Commercial ships on the Bosporus strait near the Black Sea.
The day started auspiciously with an ear-splitting crack of thunder about 9:30 a.m. that rocked the Sultanahmet district, triggering a rash of car alarms, and unleashing a hellacious storm that dumped rain for at least half an hour. From the ground-floor patio outside my hotel where I was having breakfast, the men in the neighborhood shops tried to act unfazed but were soon sheltering themselves and staring, some open-mouthed, at the deluge.
It was over almost as quickly as it started.
In the afternoon, I took a boat cruise from the Sea of Marmara up the Bosporus strait almost to the Black Sea and back. The cost of 20 lira, less than $14, was a far more worthwhile expenditure than the 20 lira I spent the previous day to gain entrance to Topkapi Palace, the royal estate of Ottoman sultans between 1453 and 1839. The architecture and interior design are often spectacular, but too much of the experience involved being among sweaty crowds packed into sweltering rooms that displayed ostentatious objects of precious metals encrusted with jewels, portraits of the potentates, and other artifacts designed to impress we little people. The homes and toys of the rich and famous, whether from the 15th or 21st centuries, don’t hold my interest for long.
But back to the cruise, the bittersweet excursion upstream from metropolitan Istanbul past grand historical buildings, the ruins of old military forts, museums, mosques, lavish private homes, waterfront restaurants both extravagant and funky, as well as tourist towns that become smaller, less gaudy and more interesting as we drew closer to the Black Sea. Our boat passed by docks, commercial enterprises, pine groves, rolling hills, went under massive bridges, and by buoys crowded with cormorants. The traffic included small pleasure boats, barges, fishing boats, tugboats, private yachts, oil tankers and other commercial ships. We stopped at six ports, unloaded and picked up a few passengers at each, until we reached Anadola Kasvaği, where we disembarked for about 90 minutes. I had a dinner of small bluefish on the third-floor terrace of a riverside restaurant with an unobstructed view. Waiting for my meal, I texted my sweetheart Oksana in Turkmenistan and told her how much I missed her. This was a trip I had imagined taking with her many times and I felt guilty enjoying it without her.

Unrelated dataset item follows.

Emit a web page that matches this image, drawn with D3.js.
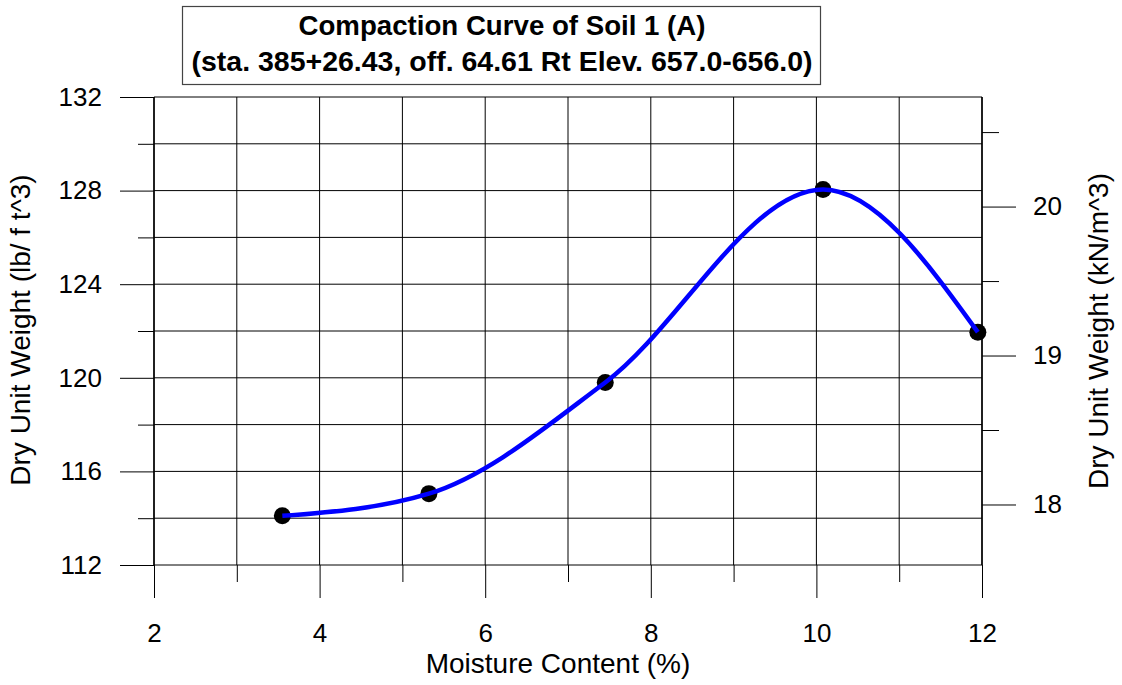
<!DOCTYPE html>
<meta charset="utf-8">
<style>
body { margin: 0; background: #fff; }
text { font-family: "Liberation Sans", Arial, sans-serif; fill: #000; }
.grid line { stroke: #000; stroke-width: 1; }
.axis path { display: none; }
.axis line { stroke: #000; stroke-width: 1; }
</style>
<body>
<script src="https://cdn.jsdelivr.net/npm/d3@7"></script>
<script>
var width = 1122, height = 685;

// data
var moisture = [3.55, 5.32, 7.45, 10.08, 11.95];
var dryWeight = [114.1, 115.05, 119.8, 128.05, 121.95];

var xMajor = [2, 4, 6, 8, 10, 12];
var xMinor = [3, 5, 7, 9, 11];
var yMajor = [112, 116, 120, 124, 128, 132];
var yMinor = [114, 118, 122, 126, 130];
var kMajor = [18, 19, 20];
var kMinor = [18.5, 19.5, 20.5];

var titleLines = ["Compaction Curve of Soil 1 (A)", "(sta. 385+26.43, off. 64.61 Rt Elev. 657.0-656.0)"];
var pcfToKn = 0.1570875;

var svg = d3.select("body").append("svg")
    .attr("width", width)
    .attr("height", height);

var x = d3.scaleLinear().domain([2, 12]).range([154, 982]);
var y = d3.scaleLinear().domain([112, 132]).range([565, 97]);
var yk = d3.scaleLinear().domain([112 * pcfToKn, 132 * pcfToKn]).range([565, 97]);

// grid
var grid = svg.append("g").attr("class", "grid");
grid.selectAll(".h").data(d3.range(112, 133, 2)).enter().append("line")
    .attr("x1", x(2)).attr("x2", x(12))
    .attr("y1", function(d) { return y(d); })
    .attr("y2", function(d) { return y(d); });
grid.selectAll(".v").data(d3.range(2, 13, 1)).enter().append("line")
    .attr("y1", y(112)).attr("y2", y(132))
    .attr("x1", function(d) { return x(d); })
    .attr("x2", function(d) { return x(d); });

// left axis
svg.append("g").attr("class", "axis")
    .attr("transform", "translate(" + x(2) + ",0)")
    .call(d3.axisLeft(y).tickValues(yMajor).tickSize(34).tickPadding(18))
    .selectAll("text").style("font-size", "26px");
svg.append("g").attr("class", "axis")
    .attr("transform", "translate(" + x(2) + ",0)")
    .call(d3.axisLeft(y).tickValues(yMinor).tickSize(16).tickFormat(""));

// bottom axis
svg.append("g").attr("class", "axis")
    .attr("transform", "translate(0," + y(112) + ")")
    .call(d3.axisBottom(x).tickValues(xMajor).tickSize(33).tickPadding(26))
    .selectAll("text").style("font-size", "26px");
svg.append("g").attr("class", "axis")
    .attr("transform", "translate(0," + y(112) + ")")
    .call(d3.axisBottom(x).tickValues(xMinor).tickSize(17).tickFormat(""));

// right axis kN/m^3
svg.append("g").attr("class", "axis")
    .attr("transform", "translate(" + x(12) + ",0)")
    .call(d3.axisRight(yk).tickValues(kMajor).tickSize(34).tickPadding(17).tickFormat(d3.format("d")))
    .selectAll("text").style("font-size", "26px");
svg.append("g").attr("class", "axis")
    .attr("transform", "translate(" + x(12) + ",0)")
    .call(d3.axisRight(yk).tickValues(kMinor).tickSize(17).tickFormat(""));

// frame left/right
svg.append("line").attr("x1", x(2)).attr("x2", x(2)).attr("y1", y(132)).attr("y2", y(112))
    .attr("stroke", "#000").attr("stroke-width", 1.5);
svg.append("line").attr("x1", x(12)).attr("x2", x(12)).attr("y1", y(132)).attr("y2", y(112))
    .attr("stroke", "#000").attr("stroke-width", 1.5);

// points then curve on top
var pts = moisture.map(function(m, i) { return [m, dryWeight[i]]; });
svg.append("g").selectAll("circle").data(pts).enter().append("circle")
    .attr("cx", function(d) { return x(d[0]); })
    .attr("cy", function(d) { return y(d[1]); })
    .attr("r", 8.5)
    .attr("fill", "#000");

var line = d3.line()
    .x(function(d) { return x(d[0]); })
    .y(function(d) { return y(d[1]); })
    .curve(d3.curveMonotoneX);
svg.append("path").datum(pts)
    .attr("d", line)
    .attr("fill", "none")
    .attr("stroke", "#0000ff")
    .attr("stroke-width", 4.5);

// axis titles
svg.append("text")
    .attr("x", 558).attr("y", 673)
    .attr("text-anchor", "middle")
    .style("font-size", "28px")
    .text("Moisture Content (%)");
svg.append("text")
    .attr("transform", "translate(30,330) rotate(-90)")
    .attr("text-anchor", "middle")
    .style("font-size", "28px")
    .text("Dry Unit Weight (lb/ f t^3)");
svg.append("text")
    .attr("transform", "translate(1108,331) rotate(-90)")
    .attr("text-anchor", "middle")
    .style("font-size", "28px")
    .text("Dry Unit Weight (kN/m^3)");

// title box
svg.append("rect")
    .attr("x", 182.5).attr("y", 6.5)
    .attr("width", 638).attr("height", 78)
    .attr("fill", "#fff")
    .attr("stroke", "#444")
    .attr("stroke-width", 1.2);
var titleW = [407, 621];
var titleY = [35, 71];
svg.selectAll(".title").data(titleLines).enter().append("text")
    .attr("class", "title")
    .attr("x", function(d, i) { return 502 - titleW[i] / 2; })
    .attr("y", function(d, i) { return titleY[i]; })
    .attr("textLength", function(d, i) { return titleW[i]; })
    .attr("lengthAdjust", "spacingAndGlyphs")
    .style("font-size", "28px")
    .style("font-weight", "bold")
    .text(function(d) { return d; });
</script>
</body>
</html>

The sounds of the ferry cutting through the water, the occasional marine horn, and the swooping sea birds were almost meditative. Ten minutes into the return trip, about a quarter of the passengers were stretched out on the bench seats, some nodding off, while others, curled into the embrace of a loved one, appeared to be dreaming. If you think me still embittered about my forced separation from Oksana, let me to dispel any uncertainty. More than once on the cruise, hell maybe a dozen times, I imagined taking several of those cooing, snuggling couples and heaving their sorry asses over the bow and into the drink just so their apparent happiness wouldn’t remind me of my own sadness.